One of these contractors, Performance First, is under federal investigation by the Department of Labor for alleged rights violations. In a report by the Los Angeles Times, subcontracted UC Berkeley workers said that, during sports events, they sometimes work 80- or 90-hour weeks and are denied overtime pay.
A custodian who was employed by Performance First told the LA Times she worked 16-hour days, seven days a week to prepare for and clean up after UC Berkeley's Golden Bears football games. She said she never received more than $10 an hour, in contravention of California's labor laws.
The Department of Labor is still looking into the workers' allegations.
UC Berkeley's subcontracted workers, who are overwhelmingly people of color, are paid less than their directly UC-employed counterparts, and frequently do not have access to health benefits, retirement plans, or job security.
The university's "hiring decisions ruthlessly exploit marginalized Bay Area workers in order to cut costs, while administrative salaries continue to expand at an astronomical rate," the SLC said in a statement.
"As students, our unique ability to hold administrators accountable comes with a responsibility to do so. We cannot and will not languish idly by while a self-proclaimed bastion of public values exploits the people who make it function on a daily basis," Student Labor Committee organizer Kristian Kim told Salon.
The students also noted that the outsourcing of campus workers is undermining unions. Activists said workers in AFSCME Local 3299, UC's largest employee union, "are being squeezed out of living-wage jobs in favor of exploited contract workers."
The University of California system is the state's third-largest employer.
In August, workers employed by subcontracted companies at UC Berkeley and labor activists went public with their demand to be insourced by the university.

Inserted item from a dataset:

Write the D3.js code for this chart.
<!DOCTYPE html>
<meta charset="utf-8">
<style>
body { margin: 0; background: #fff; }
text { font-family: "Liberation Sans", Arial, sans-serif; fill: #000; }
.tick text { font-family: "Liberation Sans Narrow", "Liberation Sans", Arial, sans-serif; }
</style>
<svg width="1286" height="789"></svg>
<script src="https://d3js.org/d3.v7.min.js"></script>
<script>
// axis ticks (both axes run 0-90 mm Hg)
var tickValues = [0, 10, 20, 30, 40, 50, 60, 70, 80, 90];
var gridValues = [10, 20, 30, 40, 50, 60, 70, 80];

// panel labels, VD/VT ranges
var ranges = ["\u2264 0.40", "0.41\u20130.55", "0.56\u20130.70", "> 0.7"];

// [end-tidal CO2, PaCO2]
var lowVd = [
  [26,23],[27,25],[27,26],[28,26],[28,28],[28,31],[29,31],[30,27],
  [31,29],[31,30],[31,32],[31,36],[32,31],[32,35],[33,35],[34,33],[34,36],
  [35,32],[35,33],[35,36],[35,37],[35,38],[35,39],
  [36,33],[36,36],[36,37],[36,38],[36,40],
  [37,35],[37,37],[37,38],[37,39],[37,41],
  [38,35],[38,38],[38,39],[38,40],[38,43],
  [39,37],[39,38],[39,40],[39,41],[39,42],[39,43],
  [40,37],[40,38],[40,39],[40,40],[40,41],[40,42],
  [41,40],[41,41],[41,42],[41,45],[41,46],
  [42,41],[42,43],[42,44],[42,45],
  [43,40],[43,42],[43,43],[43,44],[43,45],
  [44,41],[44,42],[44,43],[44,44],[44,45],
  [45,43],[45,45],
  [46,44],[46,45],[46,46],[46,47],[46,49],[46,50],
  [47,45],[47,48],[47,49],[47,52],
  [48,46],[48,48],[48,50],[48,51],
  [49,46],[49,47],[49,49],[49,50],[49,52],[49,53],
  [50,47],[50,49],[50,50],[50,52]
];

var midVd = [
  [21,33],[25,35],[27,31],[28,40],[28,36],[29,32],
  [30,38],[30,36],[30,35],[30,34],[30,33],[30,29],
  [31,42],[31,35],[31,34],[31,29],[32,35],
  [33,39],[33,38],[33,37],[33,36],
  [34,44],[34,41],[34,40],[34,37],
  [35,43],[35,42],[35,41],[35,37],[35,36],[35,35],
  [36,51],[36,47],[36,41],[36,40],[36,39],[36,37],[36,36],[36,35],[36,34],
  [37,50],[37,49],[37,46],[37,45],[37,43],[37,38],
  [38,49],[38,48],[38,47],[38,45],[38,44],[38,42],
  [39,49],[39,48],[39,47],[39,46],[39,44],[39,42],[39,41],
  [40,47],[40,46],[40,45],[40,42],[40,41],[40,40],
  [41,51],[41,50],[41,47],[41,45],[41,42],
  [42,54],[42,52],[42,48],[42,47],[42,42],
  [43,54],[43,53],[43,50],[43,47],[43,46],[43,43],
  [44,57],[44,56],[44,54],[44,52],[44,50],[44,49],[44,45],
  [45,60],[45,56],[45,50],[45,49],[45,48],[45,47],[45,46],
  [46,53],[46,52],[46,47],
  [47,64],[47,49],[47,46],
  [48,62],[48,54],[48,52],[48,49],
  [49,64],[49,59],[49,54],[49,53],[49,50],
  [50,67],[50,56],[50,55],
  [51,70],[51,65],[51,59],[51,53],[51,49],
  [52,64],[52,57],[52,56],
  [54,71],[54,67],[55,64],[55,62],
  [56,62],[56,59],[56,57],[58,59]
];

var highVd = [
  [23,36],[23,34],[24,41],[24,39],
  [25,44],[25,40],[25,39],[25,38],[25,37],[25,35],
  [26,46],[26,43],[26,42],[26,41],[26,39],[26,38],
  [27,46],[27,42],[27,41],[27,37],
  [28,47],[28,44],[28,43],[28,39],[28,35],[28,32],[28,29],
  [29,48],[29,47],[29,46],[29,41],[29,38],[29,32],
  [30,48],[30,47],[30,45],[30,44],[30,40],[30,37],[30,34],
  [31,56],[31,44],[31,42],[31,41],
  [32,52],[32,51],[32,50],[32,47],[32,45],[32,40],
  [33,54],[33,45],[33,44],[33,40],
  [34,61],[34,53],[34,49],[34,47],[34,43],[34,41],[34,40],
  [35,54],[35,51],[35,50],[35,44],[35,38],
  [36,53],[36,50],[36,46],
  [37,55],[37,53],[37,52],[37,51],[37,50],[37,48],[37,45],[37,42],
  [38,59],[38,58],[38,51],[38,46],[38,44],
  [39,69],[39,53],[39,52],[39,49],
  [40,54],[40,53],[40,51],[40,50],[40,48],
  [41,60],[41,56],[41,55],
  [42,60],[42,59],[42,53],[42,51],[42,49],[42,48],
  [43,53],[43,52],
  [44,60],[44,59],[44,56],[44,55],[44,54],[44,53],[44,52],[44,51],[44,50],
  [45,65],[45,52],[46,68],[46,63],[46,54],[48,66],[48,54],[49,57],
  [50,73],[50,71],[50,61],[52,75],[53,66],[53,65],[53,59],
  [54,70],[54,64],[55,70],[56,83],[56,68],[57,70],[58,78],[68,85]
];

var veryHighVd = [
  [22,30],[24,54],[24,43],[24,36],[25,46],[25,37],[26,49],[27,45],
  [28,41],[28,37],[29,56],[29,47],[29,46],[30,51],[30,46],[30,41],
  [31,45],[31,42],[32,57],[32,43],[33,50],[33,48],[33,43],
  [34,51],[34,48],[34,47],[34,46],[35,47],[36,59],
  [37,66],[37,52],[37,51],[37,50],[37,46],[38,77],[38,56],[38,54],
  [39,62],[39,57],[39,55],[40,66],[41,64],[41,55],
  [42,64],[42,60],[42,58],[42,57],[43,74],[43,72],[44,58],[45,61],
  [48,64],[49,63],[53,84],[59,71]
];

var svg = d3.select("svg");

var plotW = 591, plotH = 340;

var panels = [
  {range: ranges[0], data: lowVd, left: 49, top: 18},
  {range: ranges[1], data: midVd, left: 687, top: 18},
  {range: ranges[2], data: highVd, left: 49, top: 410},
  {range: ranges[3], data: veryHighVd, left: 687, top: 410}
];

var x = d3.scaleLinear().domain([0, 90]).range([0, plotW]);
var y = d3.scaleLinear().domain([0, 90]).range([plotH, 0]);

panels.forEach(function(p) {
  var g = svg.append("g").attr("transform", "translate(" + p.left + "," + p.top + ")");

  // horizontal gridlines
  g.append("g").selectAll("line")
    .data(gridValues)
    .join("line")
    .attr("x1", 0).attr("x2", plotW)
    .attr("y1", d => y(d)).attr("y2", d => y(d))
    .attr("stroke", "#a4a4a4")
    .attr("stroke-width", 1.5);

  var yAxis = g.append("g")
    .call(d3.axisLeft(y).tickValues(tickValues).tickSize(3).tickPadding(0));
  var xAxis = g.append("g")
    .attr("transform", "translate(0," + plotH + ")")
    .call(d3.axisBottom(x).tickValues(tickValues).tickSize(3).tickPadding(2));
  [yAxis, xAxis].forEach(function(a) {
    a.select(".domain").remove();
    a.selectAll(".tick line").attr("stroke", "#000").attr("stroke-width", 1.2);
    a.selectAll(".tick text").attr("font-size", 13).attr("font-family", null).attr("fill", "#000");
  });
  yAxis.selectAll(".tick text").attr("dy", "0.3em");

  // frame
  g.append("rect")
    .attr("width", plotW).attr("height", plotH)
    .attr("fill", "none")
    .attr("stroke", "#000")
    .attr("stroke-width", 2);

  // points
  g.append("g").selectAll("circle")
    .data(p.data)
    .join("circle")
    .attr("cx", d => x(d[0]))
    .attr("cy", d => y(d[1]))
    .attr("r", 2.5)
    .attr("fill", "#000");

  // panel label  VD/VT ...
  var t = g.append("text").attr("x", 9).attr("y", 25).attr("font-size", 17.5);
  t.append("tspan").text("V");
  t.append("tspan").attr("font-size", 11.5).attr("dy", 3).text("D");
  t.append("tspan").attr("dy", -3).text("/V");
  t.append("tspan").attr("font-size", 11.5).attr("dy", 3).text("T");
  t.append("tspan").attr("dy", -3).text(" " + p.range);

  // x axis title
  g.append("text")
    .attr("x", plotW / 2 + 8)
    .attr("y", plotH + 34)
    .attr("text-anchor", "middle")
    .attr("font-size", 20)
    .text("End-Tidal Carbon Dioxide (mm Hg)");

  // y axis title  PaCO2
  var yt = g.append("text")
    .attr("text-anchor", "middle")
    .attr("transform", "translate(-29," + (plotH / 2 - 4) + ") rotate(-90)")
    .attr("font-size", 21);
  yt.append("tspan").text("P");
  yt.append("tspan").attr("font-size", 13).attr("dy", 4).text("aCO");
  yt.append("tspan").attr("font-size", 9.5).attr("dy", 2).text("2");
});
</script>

Student protesters decided to stage a sit-in to continue pressuring the university.
The protesters told Salon this is the largest occupation of California Hall, the chancellor's office building, since Berkeley's student movement of the 1970s.
Activists posted video of the protest to the Occupy Oakland Twitter account:
The students spoke of their protest as part of a larger struggle against university privatization throughout the U.S. "Outsourcing is one mechanism of the privatization we see rapidly spreading across public universities," Kristian Kim noted.
The privatization of public universities, and the corporatization of higher education overall in the U.S., has become an increasingly important issue around which student activists throughout the country have mobilized.
"I think it's important for all UC workers and students to stand together against administrators intent on privatizing and corporatizing our university," said David McCleary, a PhD student who serves as northern vice president of UAW Local 2865, the UC system student workers union, which represents over 14,000 employees. UAW 2865 did not organize the sit-in, but members joined the SLC in its action.
"Declining wages and benefits, declining quality of education, and declining accessibility of education are all intertwined, and we must all fight back together," he told Salon.
McCleary and other student activists accused UC Berkeley Chancellor Dirks of hypocrisy for condemning racist exploitation in his scholarship, but overseeing what they say are unfair labor practices that disproportionately impact workers of color. Dr. Dirks is a South Asian historian and former Columbia University professor who specializes in postcolonialism and has written extensively about British imperialism in the Indian subcontinent.
"A broad coalition of students demands that their tuition dollars no longer fund racism and injustice at the UC. And they will continue to campaign with increasing intensity until UC Berkeley's hiring practices adhere to the values embodied (and advertised) by an elite, progressive university," the SLC said in a statement.
"These workers are necessary for the daily functioning of the school, and deserve the respect afforded to all other actors on this campus," the SLC added. "Tactics of exploitation and retaliation corrupt and degrade the mission of the entire University of California system."
After this article was published, 22 student protesters at the sit-in were arrested, cited and released on charges of trespassing and unlawful assembly. They are due in court in January.